Happy 234th Birthday, Marine Corps!
“Freedom is not free, but the U.S. Marine Corps will pay most of your share.”
– Ned Dolan
Military analyst – and Marine – W. Thomas Smith Jr. writes at Human Events:
Happy Birthday and Semper Fidelis to “the world’s most exclusive gun club!” The Continental Congress authorizes the establishment of a force of American Marines for service on land and sea in the American War of Independence.
The legislation reads (unedited):
“Resolved, That two Battalions of marines be raised, Consisting of one Colonel, two Lieutenant Colonels, two Majors, and other officers as usual in other regiments; and that they consist of an equal number of privates with other battalions; that special care be taken, that no persons be appointed to office, or inlisted into said Battalions, but such as are good seamen, or so aquatinted with maritime affairs as to be able to serve to advantage by sea when required: that they be inlisted and commissioned to serve for and during the present war between Great Britain and the colonies, unless dismissed by order of Congress: that they be distinguished by the names of the first and second battalions of American Marines, and that they be considered as part of the number which the continental Army before Boston is ordered to consist of.”

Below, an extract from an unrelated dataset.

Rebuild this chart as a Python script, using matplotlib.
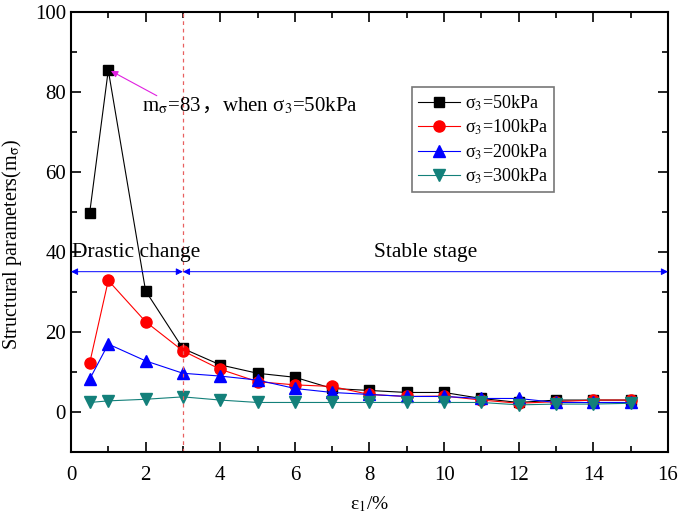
import matplotlib
matplotlib.use("Agg")
import matplotlib.pyplot as plt
from matplotlib.ticker import MultipleLocator

plt.rcParams['font.family'] = ['Liberation Serif', 'Noto Sans CJK SC', 'DejaVu Serif']
plt.rcParams['mathtext.fontset'] = 'stix'

strain = [0.5, 1, 2, 3, 4, 5, 6, 7, 8, 9, 10, 11, 12, 13, 14, 15]
m_50 = [49.6, 85.4, 30.2, 15.8, 11.7, 9.6, 8.6, 5.8, 5.3, 4.8, 4.8, 3.3, 2.3, 2.9, 2.9, 2.9]
m_100 = [12.1, 32.8, 22.5, 15.2, 10.6, 7.5, 6.7, 6.3, 4.3, 3.8, 3.9, 2.9, 2.1, 2.5, 2.9, 2.9]
m_200 = [8.1, 16.9, 12.7, 9.6, 8.9, 7.9, 5.8, 4.8, 4.3, 3.8, 3.8, 3.3, 3.3, 2.3, 2.3, 2.3]
m_300 = [2.3, 2.7, 3.1, 3.7, 2.9, 2.3, 2.3, 2.3, 2.3, 2.3, 2.3, 2.3, 1.7, 1.9, 1.9, 2.1]

labels = ['σ$_3$=50kPa', 'σ$_3$=100kPa', 'σ$_3$=200kPa', 'σ$_3$=300kPa']

fig = plt.figure(figsize=(6.85, 5.23), dpi=100)
ax = fig.add_axes([0.1036, 0.1364, 0.8716, 0.8412])

ax.plot(strain, m_50, color='black', lw=0.8, marker='s', ms=7, label=labels[0])
ax.plot(strain, m_100, color='red', lw=0.8, marker='o', ms=8, label=labels[1])
ax.plot(strain, m_200, color='blue', lw=0.8, marker='^', ms=8, label=labels[2])
ax.plot(strain, m_300, color='#13807a', lw=0.8, marker='v', ms=8, label=labels[3])

# boundary between the two stages
ax.axvline(3, color='#e86060', ls=(0, (3, 3)), lw=0.9)

# stage arrows
for x0, x1 in [(0, 3), (3, 16)]:
    ax.annotate('', xy=(x0, 35), xytext=(x1, 35),
                arrowprops=dict(arrowstyle='<|-|>', color='blue', lw=0.7, mutation_scale=10,
                                shrinkA=0, shrinkB=0))
ax.text(0.02, 39.8, 'Drastic change', fontsize=15.5, va='center', ha='left')
ax.text(9.5, 39.8, 'Stable stage', fontsize=15.5, va='center', ha='center')

# peak annotation, pieces placed one after another so the full-width comma gets a CJK font
ax.annotate('', xy=(1.07, 85.2), xytext=(2.3, 79),
            arrowprops=dict(arrowstyle='-|>', color='#e020e0', lw=0.8, mutation_scale=10,
                            shrinkA=0, shrinkB=0))
parts = ['m$_\\mathrm{σ}$=83', '，', 'when σ$_3$=50kPa']
fig.canvas.draw()
renderer = fig.canvas.get_renderer()
x_disp = ax.transData.transform((1.9, 75))
for p in parts:
    xd = ax.transData.inverted().transform(x_disp)
    t = ax.text(xd[0], 75, p, fontsize=15, va='baseline', ha='left')
    w = t.get_window_extent(renderer).width
    x_disp = (x_disp[0] + w, x_disp[1])

ax.set_xlim(0, 16)
ax.set_ylim(-10, 100)
ax.xaxis.set_major_locator(MultipleLocator(2))
ax.xaxis.set_minor_locator(MultipleLocator(1))
ax.yaxis.set_major_locator(MultipleLocator(20))
ax.yaxis.set_minor_locator(MultipleLocator(10))
ax.tick_params(which='both', direction='in', top=True, right=True, labelsize=15, width=1.2)
ax.tick_params(which='major', length=7)
ax.tick_params(which='minor', length=4)
ax.tick_params(axis='x', pad=10)
for s in ax.spines.values():
    s.set_linewidth(1.5)

ax.set_xlabel('ε$_1$/%', fontsize=14, labelpad=7)
ax.set_ylabel('Structural parameters(m$_\\mathrm{σ}$)', fontsize=14.5)
ax.yaxis.set_label_coords(-0.078, 0.472)

leg = ax.legend(loc='upper left', bbox_to_anchor=(0.571, 0.829), fontsize=13, frameon=True,
                fancybox=False, edgecolor='#555555', handlelength=2.3, handletextpad=0.3,
                borderpad=0.35, labelspacing=0.28, borderaxespad=0)
leg.get_frame().set_linewidth(1.2)

fig.savefig('out.png', dpi=100)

This directive heralds the birthday of the Marine Corps. The first recruits to enlist — two weeks later — will be a motley mix of young adventurers and street toughs captained by the barkeep of a Philadelphia alehouse.
Quickly whipped into a crack contingent of seagoing soldiers, the Marines will evolve into one of the world’s premier military organizations, or — as rocker Ted Nugent says in a 2008 tribute to the Corps — “the world’s most exclusive gun club.”